「大人の恋愛映画」COLD WAR あの歌、2つの心 しずるさんの映画レビュー(感想・評価)
大人の恋愛映画
もっと社会問題色の強い映画かと思っていたら、純然たる恋愛映画だった。
祖国ポーランドで出会い、恋に落ちた歌手のズーラとピアニストのヴィクトル。ヴィクトルはパリに亡命し、思い切れなかったズーラはポーランドに残る。
冷戦下の各国で、再開する度に愛を甦らせながらも、思うままに生き思うままに歌いたいズーラと、資本主義社会の中に居場所を得たいヴィクトルは、すれ違い、別れを繰り返す。
求められるまま、各国に受け入れられる形へ変えられ切り売りされるズーラの音楽が、東西の狭間で揺れ動き、分断されるポーランドの辛苦に重なるようで切ない。

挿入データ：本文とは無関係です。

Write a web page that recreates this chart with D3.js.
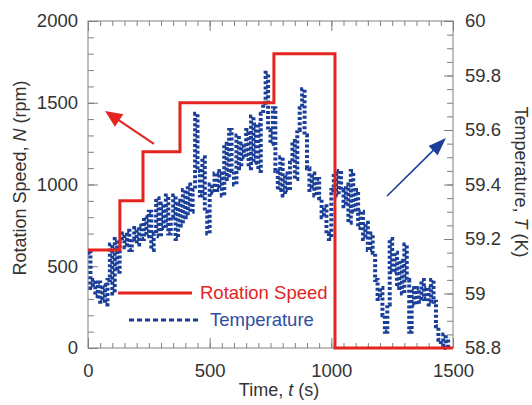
<!DOCTYPE html>
<html><head><meta charset="utf-8">
<script src="https://cdn.jsdelivr.net/npm/d3@7"></script>
<style>
html,body{margin:0;padding:0;background:#fff;}
svg{display:block;font-family:"Liberation Sans",Arial,sans-serif;}
</style></head><body>
<svg id="chart" width="532" height="405"></svg>
<script>
// ---- data ----
const speedTimes  = [0, 131, 226, 378, 764, 1015, 1500];
const speedValues = [600, 900, 1200, 1500, 1800, 0, 0];

const tempStart = 0, tempStep = 10;
const tempValues = [
 59.15,59.02,59.05,58.99,59.04,58.97,59.03,58.96,59.05,59.18,
 59.00,59.20,59.08,59.19,59.22,59.17,59.23,59.16,59.20,59.24,
 59.18,59.25,59.20,59.28,59.21,59.30,59.16,59.22,59.35,59.21,
 59.33,59.24,59.36,59.22,59.28,59.36,59.20,59.34,59.25,59.38,
 59.28,59.40,59.30,59.38,59.66,59.45,59.36,59.50,59.30,59.22,
 59.40,59.37,59.44,59.38,59.45,59.36,59.55,59.42,59.60,59.45,
 59.40,59.58,59.46,59.55,59.50,59.60,59.46,59.65,59.48,59.62,
 59.45,59.66,59.70,59.81,59.60,59.55,59.68,59.45,59.38,59.50,
 59.36,59.44,59.38,59.48,59.56,59.42,59.60,59.68,59.75,59.58,
 59.46,59.38,59.44,59.36,59.42,59.35,59.28,59.32,59.22,59.20,
 59.38,59.44,59.36,59.45,59.38,59.32,59.40,59.26,59.45,59.30,
 59.38,59.24,59.30,59.20,59.26,59.16,59.22,59.15,59.05,58.98,
 59.02,58.92,58.86,58.96,59.20,59.08,59.15,59.02,59.12,59.00,
 59.18,59.05,58.86,59.02,58.96,59.02,58.97,59.05,58.98,59.02,
 58.96,59.05,58.97,58.88,58.83,58.81,58.85,58.80,58.84
];

const xTicks = [0, 500, 1000, 1500];
const leftTicks = [0, 500, 1000, 1500, 2000];
const rightTicks = [58.8, 59, 59.2, 59.4, 59.6, 59.8, 60];

// annotation arrows (data units): [tail, tip]
const speedArrow = [[271, 1248], [70, 1450]];
const tempArrow  = [[1229, 59.358], [1471, 59.571]];

// ---- layout ----
const M = {left: 88, top: 21, right: 79, bottom: 57};
const W = 532 - M.left - M.right, H = 405 - M.top - M.bottom;
const RED = "#e3241f", BLUE = "#1b3f98", BLUE_T = "#2f4ea3", AX = "#808080", TXT = "#333";

const svg = d3.select("#chart");
const g = svg.append("g").attr("transform", `translate(${M.left},${M.top})`);

const x = d3.scaleLinear().domain([0, 1500]).range([0, W]);
const yL = d3.scaleLinear().domain([0, 2000]).range([H, 0]);
const yR = d3.scaleLinear().domain([58.8, 60]).range([H, 0]);

function styleAxis(sel) {
  sel.select(".domain").remove();
  sel.selectAll(".tick line").attr("stroke", AX).attr("stroke-width", 1);
  sel.selectAll(".tick text").attr("fill", TXT).attr("font-size", 18.5);
}

// minor ticks
const xMinor = d3.range(0, 1501, 50);
const lMinor = d3.range(0, 2001, 100);
const rMinor = d3.range(0, 25).map(i => 58.8 + i * 0.05);

g.append("g").attr("transform", `translate(0,${H})`)
  .call(d3.axisBottom(x).tickValues(xMinor).tickSize(-5).tickFormat("")).call(styleAxis);
g.append("g")
  .call(d3.axisTop(x).tickValues(xMinor).tickSize(-5).tickFormat("")).call(styleAxis);
g.append("g")
  .call(d3.axisLeft(yL).tickValues(lMinor).tickSize(-6).tickFormat("")).call(styleAxis);
g.append("g").attr("transform", `translate(${W},0)`)
  .call(d3.axisRight(yR).tickValues(rMinor).tickSize(-6).tickFormat("")).call(styleAxis);

// major ticks + labels
const fmtInt = d3.format("d");
g.append("g").attr("transform", `translate(0,${H})`)
  .call(d3.axisBottom(x).tickValues(xTicks).tickSize(-10).tickPadding(16).tickFormat(fmtInt)).call(styleAxis);
g.append("g")
  .call(d3.axisTop(x).tickValues(xTicks).tickSize(-10).tickFormat("")).call(styleAxis);
g.append("g")
  .call(d3.axisLeft(yL).tickValues(leftTicks).tickSize(-10).tickPadding(10).tickFormat(fmtInt)).call(styleAxis);
g.append("g").attr("transform", `translate(${W},0)`)
  .call(d3.axisRight(yR).tickValues(rightTicks).tickSize(-9).tickPadding(12)
    .tickFormat(d => String(+d.toFixed(1)))).call(styleAxis);

// frame
g.append("rect").attr("width", W).attr("height", H)
  .attr("fill", "none").attr("stroke", AX).attr("stroke-width", 1);

// temperature series
const tempData = tempValues.map((v, i) => [tempStart + i * tempStep, v]);
g.append("path").datum(tempData)
  .attr("fill", "none").attr("stroke", BLUE).attr("stroke-width", 4)
  .attr("stroke-dasharray", "3,2.2")
  .attr("d", d3.line().curve(d3.curveStepAfter).x(d => x(d[0])).y(d => yR(d[1])));

// rotation speed
const speedData = speedTimes.map((t, i) => [t, speedValues[i]]);
g.append("path").datum(speedData)
  .attr("fill", "none").attr("stroke", RED).attr("stroke-width", 3)
  .attr("d", d3.line().curve(d3.curveStepAfter).x(d => x(d[0])).y(d => yL(d[1])));

// arrows
function arrow(p0, p1, color, lw, hl, hw) {
  const dx = p1[0] - p0[0], dy = p1[1] - p0[1];
  const L = Math.hypot(dx, dy), ux = dx / L, uy = dy / L;
  const bx = p1[0] - ux * hl, by = p1[1] - uy * hl;
  g.append("line").attr("x1", p0[0]).attr("y1", p0[1]).attr("x2", bx + ux * 2).attr("y2", by + uy * 2)
    .attr("stroke", color).attr("stroke-width", lw);
  g.append("path").attr("fill", color)
    .attr("d", `M${p1[0]},${p1[1]}L${bx - uy * hw / 2},${by + ux * hw / 2}L${bx + uy * hw / 2},${by - ux * hw / 2}Z`);
}
arrow([x(speedArrow[0][0]), yL(speedArrow[0][1])], [x(speedArrow[1][0]), yL(speedArrow[1][1])], RED, 2, 17, 15);
arrow([x(tempArrow[0][0]), yR(tempArrow[0][1])], [x(tempArrow[1][0]), yR(tempArrow[1][1])], BLUE, 1.6, 18, 13);

// legend
svg.append("line").attr("x1", 118).attr("x2", 192).attr("y1", 293).attr("y2", 293)
  .attr("stroke", RED).attr("stroke-width", 3);
svg.append("text").attr("x", 200).attr("y", 299).attr("font-size", 18.5).attr("fill", RED).text("Rotation Speed");
svg.append("line").attr("x1", 129).attr("x2", 201).attr("y1", 320).attr("y2", 320)
  .attr("stroke", BLUE).attr("stroke-width", 3).attr("stroke-dasharray", "5,3");
svg.append("text").attr("x", 210).attr("y", 326).attr("font-size", 18.5).attr("fill", BLUE_T).text("Temperature");

// axis titles
const lt = svg.append("text").attr("transform", "translate(20,178) rotate(-90)")
  .attr("text-anchor", "middle").attr("dy", "0.35em").attr("font-size", 18).attr("fill", TXT);
lt.append("tspan").text("Rotation Speed, ");
lt.append("tspan").attr("font-style", "italic").text("N");
lt.append("tspan").text(" (rpm)");

const rt = svg.append("text").attr("transform", "translate(521,182) rotate(90)")
  .attr("text-anchor", "middle").attr("dy", "0.35em").attr("font-size", 18).attr("fill", TXT);
rt.append("tspan").text("Temperature, ");
rt.append("tspan").attr("font-style", "italic").text("T");
rt.append("tspan").text(" (K)");

const bt = svg.append("text").attr("x", 279).attr("y", 396)
  .attr("text-anchor", "middle").attr("font-size", 18).attr("fill", TXT);
bt.append("tspan").text("Time, ");
bt.append("tspan").attr("font-style", "italic").text("t");
bt.append("tspan").text(" (s)");
</script>
</body></html>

プツリと途切れ、時間経過を全く省いて、いきなり数年後から再開される構造が独特で、最初のうち少し混乱した。
モノクロの映像と、それを彩る様々な音楽がひたすら美しく、目と耳には大変贅沢だった。
ただ、恋愛体質が薄いせいか、物語の主軸となる二人の愛の心情に、殆ど感情移入できず。
離れている間の互いの人生や心情も、大方察せられるものの、多分意図的に描くことをせずにいるので、すれ違いのもどかしさが募るばかりで、スッキリできない。
結末も、あー、その決着を選んじゃうのか…と、些か微妙な気持ちに…。
文学上の恋愛なんて、そんなものなのかも知れないですけど。